Figure scripts:
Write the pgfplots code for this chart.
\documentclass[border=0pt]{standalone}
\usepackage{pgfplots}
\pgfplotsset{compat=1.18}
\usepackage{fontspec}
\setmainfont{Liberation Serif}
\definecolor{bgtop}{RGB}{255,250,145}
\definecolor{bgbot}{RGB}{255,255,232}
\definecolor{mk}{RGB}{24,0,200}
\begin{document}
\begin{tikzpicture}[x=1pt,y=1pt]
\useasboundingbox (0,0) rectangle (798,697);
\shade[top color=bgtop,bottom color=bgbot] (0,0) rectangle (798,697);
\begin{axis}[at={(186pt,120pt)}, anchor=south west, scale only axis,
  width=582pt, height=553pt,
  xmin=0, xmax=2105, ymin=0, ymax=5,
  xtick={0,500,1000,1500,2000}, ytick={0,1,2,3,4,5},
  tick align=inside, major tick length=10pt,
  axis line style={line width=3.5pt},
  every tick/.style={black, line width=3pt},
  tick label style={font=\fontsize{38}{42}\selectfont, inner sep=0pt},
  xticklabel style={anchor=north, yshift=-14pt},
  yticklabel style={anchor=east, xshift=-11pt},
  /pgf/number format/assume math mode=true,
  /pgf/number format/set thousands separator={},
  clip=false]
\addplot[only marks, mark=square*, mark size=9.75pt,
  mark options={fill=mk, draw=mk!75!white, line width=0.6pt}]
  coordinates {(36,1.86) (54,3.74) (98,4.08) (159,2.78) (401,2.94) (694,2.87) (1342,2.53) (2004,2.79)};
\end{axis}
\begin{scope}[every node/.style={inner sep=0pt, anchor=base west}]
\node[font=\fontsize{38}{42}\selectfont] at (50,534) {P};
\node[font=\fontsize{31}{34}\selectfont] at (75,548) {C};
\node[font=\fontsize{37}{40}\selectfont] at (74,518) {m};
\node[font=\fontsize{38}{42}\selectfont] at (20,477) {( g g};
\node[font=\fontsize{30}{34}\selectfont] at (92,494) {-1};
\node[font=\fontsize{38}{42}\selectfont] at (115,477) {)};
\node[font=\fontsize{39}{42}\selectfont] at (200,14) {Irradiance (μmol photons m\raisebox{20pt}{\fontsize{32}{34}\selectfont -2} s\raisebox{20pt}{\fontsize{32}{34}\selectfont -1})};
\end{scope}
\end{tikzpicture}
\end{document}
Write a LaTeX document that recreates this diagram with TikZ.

Problem statement: Using the data above, return each line exactly as written.

Answer to this task:
Write the pgfplots code for this chart.
\documentclass[border=0pt]{standalone}
\usepackage{pgfplots}
\pgfplotsset{compat=1.18}
\usepackage{fontspec}
\setmainfont{Liberation Serif}
\definecolor{bgtop}{RGB}{255,250,145}
\definecolor{bgbot}{RGB}{255,255,232}
\definecolor{mk}{RGB}{24,0,200}
\begin{document}
\begin{tikzpicture}[x=1pt,y=1pt]
\useasboundingbox (0,0) rectangle (798,697);
\shade[top color=bgtop,bottom color=bgbot] (0,0) rectangle (798,697);
\begin{axis}[at={(186pt,120pt)}, anchor=south west, scale only axis,
  width=582pt, height=553pt,
  xmin=0, xmax=2105, ymin=0, ymax=5,
  xtick={0,500,1000,1500,2000}, ytick={0,1,2,3,4,5},
  tick align=inside, major tick length=10pt,
  axis line style={line width=3.5pt},
  every tick/.style={black, line width=3pt},
  tick label style={font=\fontsize{38}{42}\selectfont, inner sep=0pt},
  xticklabel style={anchor=north, yshift=-14pt},
  yticklabel style={anchor=east, xshift=-11pt},
  /pgf/number format/assume math mode=true,
  /pgf/number format/set thousands separator={},
  clip=false]
\addplot[only marks, mark=square*, mark size=9.75pt,
  mark options={fill=mk, draw=mk!75!white, line width=0.6pt}]
  coordinates {(36,1.86) (54,3.74) (98,4.08) (159,2.78) (401,2.94) (694,2.87) (1342,2.53) (2004,2.79)};
\end{axis}
\begin{scope}[every node/.style={inner sep=0pt, anchor=base west}]
\node[font=\fontsize{38}{42}\selectfont] at (50,534) {P};
\node[font=\fontsize{31}{34}\selectfont] at (75,548) {C};
\node[font=\fontsize{37}{40}\selectfont] at (74,518) {m};
\node[font=\fontsize{38}{42}\selectfont] at (20,477) {( g g};
\node[font=\fontsize{30}{34}\selectfont] at (92,494) {-1};
\node[font=\fontsize{38}{42}\selectfont] at (115,477) {)};
\node[font=\fontsize{39}{42}\selectfont] at (200,14) {Irradiance (μmol photons m\raisebox{20pt}{\fontsize{32}{34}\selectfont -2} s\raisebox{20pt}{\fontsize{32}{34}\selectfont -1})};
\end{scope}
\end{tikzpicture}
\end{document}
Write a LaTeX document that recreates this diagram with TikZ.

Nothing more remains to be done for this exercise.